• _Task instructions_
Omit the images, then print each record below exactly as it reads.
** BEGIN Stored records **
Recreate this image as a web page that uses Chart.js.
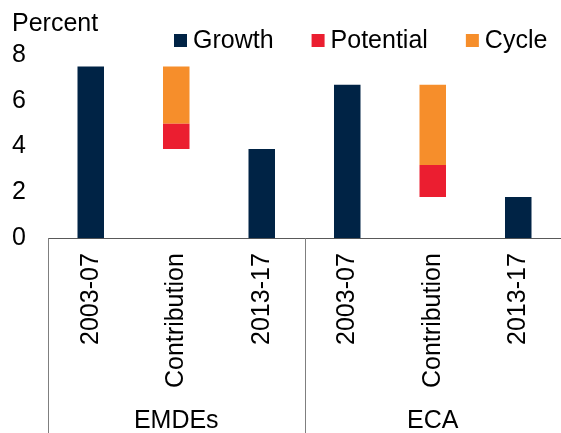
<!DOCTYPE html>
<html>
<head>
<meta charset="utf-8">
<script src="https://cdn.jsdelivr.net/npm/chart.js@4.4.1/dist/chart.umd.min.js"></script>
<style>
  html, body { margin: 0; padding: 0; background: #fff; }
  #wrap { width: 561px; height: 433px; position: relative; }
</style>
</head>
<body>
<div id="wrap"><canvas id="myChart"></canvas></div>
<script>
const categories = ['2003-07', 'Contribution', '2013-17', '2003-07', 'Contribution', '2013-17'];
const groups = ['EMDEs', 'ECA'];
const growth = [7.5, null, 3.9, 6.7, null, 1.8];
const potential = [null, [3.9, 5.0], null, null, [1.8, 3.2], null];
const cycle = [null, [5.0, 7.5], null, null, [3.2, 6.7], null];
const yMax = 8;
const yStep = 2;

const FONT = "'Liberation Sans', Arial, sans-serif";
const ctx = document.getElementById('myChart');

// legend + "Percent" label drawn on top of the canvas
const topLabels = {
    id: 'topLabels',
    afterDraw(chart) {
        const c = chart.ctx;
        c.save();
        c.font = '25px ' + FONT;
        c.fillStyle = '#000';
        c.textBaseline = 'alphabetic';
        c.fillText('Percent', 12, 31);

        c.textBaseline = 'middle';
        let x = 174;
        chart.data.datasets.forEach(ds => {
            c.fillStyle = ds.backgroundColor;
            c.fillRect(x, 34, 13, 13);
            c.fillStyle = '#000';
            c.fillText(ds.label, x + 19, 41);
            x += 19 + c.measureText(ds.label).width + 38;
        });
        c.restore();
    }
};

// vertical separators under the axis, between the two groups
const groupLines = {
    id: 'groupLines',
    afterDraw(chart) {
        const xs = chart.scales.x;
        const half = (xs.getPixelForValue(1) - xs.getPixelForValue(0)) / 2;
        const c = chart.ctx;
        c.save();
        c.strokeStyle = '#7f7f7f';
        c.lineWidth = 1;
        [0, 3, 6].forEach(i => {
            const px = Math.round(xs.getPixelForValue(i) - half) + 0.5;
            c.beginPath();
            c.moveTo(px, chart.chartArea.bottom);
            c.lineTo(px, chart.height);
            c.stroke();
        });
        c.restore();
    }
};

// no extra side padding for the rotated / group labels
function noSidePadding(scale) {
    scale.paddingLeft = 0;
    scale.paddingRight = 0;
}

new Chart(ctx, {
    type: 'bar',
    data: {
        labels: categories,
        datasets: [
            { label: 'Growth', data: growth, backgroundColor: '#002345' },
            { label: 'Potential', data: potential, backgroundColor: '#EB1E30' },
            { label: 'Cycle', data: cycle, backgroundColor: '#F68E2B' }
        ]
    },
    options: {
        responsive: true,
        maintainAspectRatio: false,
        animation: false,
        layout: { autoPadding: false, padding: { top: 55, left: 12, right: -3, bottom: -6 } },
        datasets: {
            bar: { grouped: false, categoryPercentage: 1, barPercentage: 0.31, borderWidth: 0 }
        },
        plugins: {
            legend: { display: false },
            tooltip: { enabled: false }
        },
        scales: {
            x: {
                afterFit: noSidePadding,
                grid: { display: false, drawTicks: false },
                border: { display: true, color: '#595959', width: 1 },
                ticks: {
                    autoSkip: false,
                    minRotation: 90,
                    maxRotation: 90,
                    padding: 15,
                    color: '#000',
                    font: { family: FONT, size: 25 }
                }
            },
            x2: {
                type: 'category',
                position: 'bottom',
                labels: groups,
                offset: true,
                afterFit: noSidePadding,
                grid: { display: false, drawTicks: false },
                border: { display: false },
                ticks: {
                    padding: 3,
                    color: '#000',
                    font: { family: FONT, size: 25 }
                }
            },
            y: {
                min: 0,
                max: yMax,
                afterFit: scale => { scale.width = 36; },
                grid: { display: false, drawTicks: false },
                border: { display: false },
                ticks: {
                    stepSize: yStep,
                    padding: 22,
                    color: '#000',
                    font: { family: FONT, size: 25 }
                }
            }
        }
    },
    plugins: [topLabels, groupLines]
});
</script>
</body>
</html>
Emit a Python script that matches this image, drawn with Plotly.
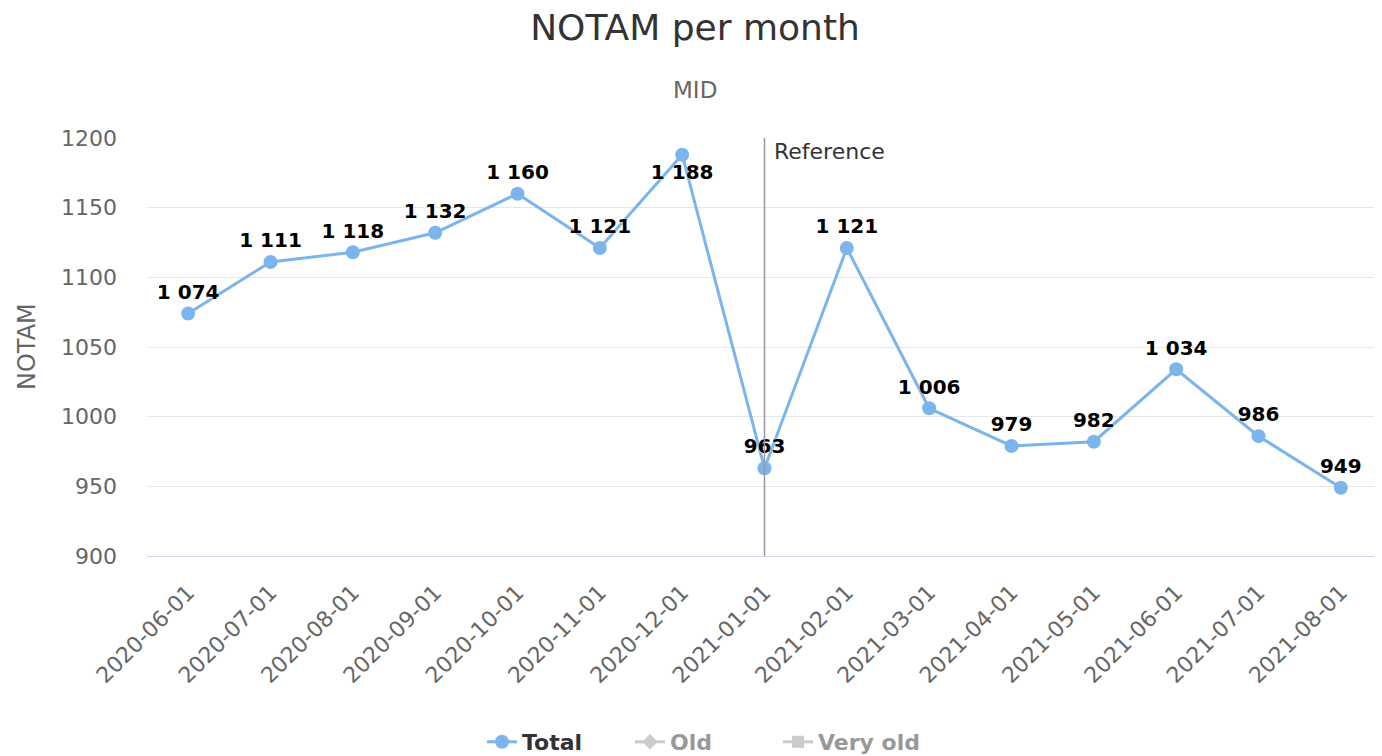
** END Stored records **
• _Result_
Recreate this image as a web page that uses Chart.js.
<!DOCTYPE html>
<html>
<head>
<meta charset="utf-8">
<script src="https://cdn.jsdelivr.net/npm/chart.js@4.4.1/dist/chart.umd.min.js"></script>
<style>
  html, body { margin: 0; padding: 0; background: #fff; }
  #wrap { width: 561px; height: 433px; position: relative; }
</style>
</head>
<body>
<div id="wrap"><canvas id="myChart"></canvas></div>
<script>
const categories = ['2003-07', 'Contribution', '2013-17', '2003-07', 'Contribution', '2013-17'];
const groups = ['EMDEs', 'ECA'];
const growth = [7.5, null, 3.9, 6.7, null, 1.8];
const potential = [null, [3.9, 5.0], null, null, [1.8, 3.2], null];
const cycle = [null, [5.0, 7.5], null, null, [3.2, 6.7], null];
const yMax = 8;
const yStep = 2;

const FONT = "'Liberation Sans', Arial, sans-serif";
const ctx = document.getElementById('myChart');

// legend + "Percent" label drawn on top of the canvas
const topLabels = {
    id: 'topLabels',
    afterDraw(chart) {
        const c = chart.ctx;
        c.save();
        c.font = '25px ' + FONT;
        c.fillStyle = '#000';
        c.textBaseline = 'alphabetic';
        c.fillText('Percent', 12, 31);

        c.textBaseline = 'middle';
        let x = 174;
        chart.data.datasets.forEach(ds => {
            c.fillStyle = ds.backgroundColor;
            c.fillRect(x, 34, 13, 13);
            c.fillStyle = '#000';
            c.fillText(ds.label, x + 19, 41);
            x += 19 + c.measureText(ds.label).width + 38;
        });
        c.restore();
    }
};

// vertical separators under the axis, between the two groups
const groupLines = {
    id: 'groupLines',
    afterDraw(chart) {
        const xs = chart.scales.x;
        const half = (xs.getPixelForValue(1) - xs.getPixelForValue(0)) / 2;
        const c = chart.ctx;
        c.save();
        c.strokeStyle = '#7f7f7f';
        c.lineWidth = 1;
        [0, 3, 6].forEach(i => {
            const px = Math.round(xs.getPixelForValue(i) - half) + 0.5;
            c.beginPath();
            c.moveTo(px, chart.chartArea.bottom);
            c.lineTo(px, chart.height);
            c.stroke();
        });
        c.restore();
    }
};

// no extra side padding for the rotated / group labels
function noSidePadding(scale) {
    scale.paddingLeft = 0;
    scale.paddingRight = 0;
}

new Chart(ctx, {
    type: 'bar',
    data: {
        labels: categories,
        datasets: [
            { label: 'Growth', data: growth, backgroundColor: '#002345' },
            { label: 'Potential', data: potential, backgroundColor: '#EB1E30' },
            { label: 'Cycle', data: cycle, backgroundColor: '#F68E2B' }
        ]
    },
    options: {
        responsive: true,
        maintainAspectRatio: false,
        animation: false,
        layout: { autoPadding: false, padding: { top: 55, left: 12, right: -3, bottom: -6 } },
        datasets: {
            bar: { grouped: false, categoryPercentage: 1, barPercentage: 0.31, borderWidth: 0 }
        },
        plugins: {
            legend: { display: false },
            tooltip: { enabled: false }
        },
        scales: {
            x: {
                afterFit: noSidePadding,
                grid: { display: false, drawTicks: false },
                border: { display: true, color: '#595959', width: 1 },
                ticks: {
                    autoSkip: false,
                    minRotation: 90,
                    maxRotation: 90,
                    padding: 15,
                    color: '#000',
                    font: { family: FONT, size: 25 }
                }
            },
            x2: {
                type: 'category',
                position: 'bottom',
                labels: groups,
                offset: true,
                afterFit: noSidePadding,
                grid: { display: false, drawTicks: false },
                border: { display: false },
                ticks: {
                    padding: 3,
                    color: '#000',
                    font: { family: FONT, size: 25 }
                }
            },
            y: {
                min: 0,
                max: yMax,
                afterFit: scale => { scale.width = 36; },
                grid: { display: false, drawTicks: false },
                border: { display: false },
                ticks: {
                    stepSize: yStep,
                    padding: 22,
                    color: '#000',
                    font: { family: FONT, size: 25 }
                }
            }
        }
    },
    plugins: [topLabels, groupLines]
});
</script>
</body>
</html>
Emit a Python script that matches this image, drawn with Plotly.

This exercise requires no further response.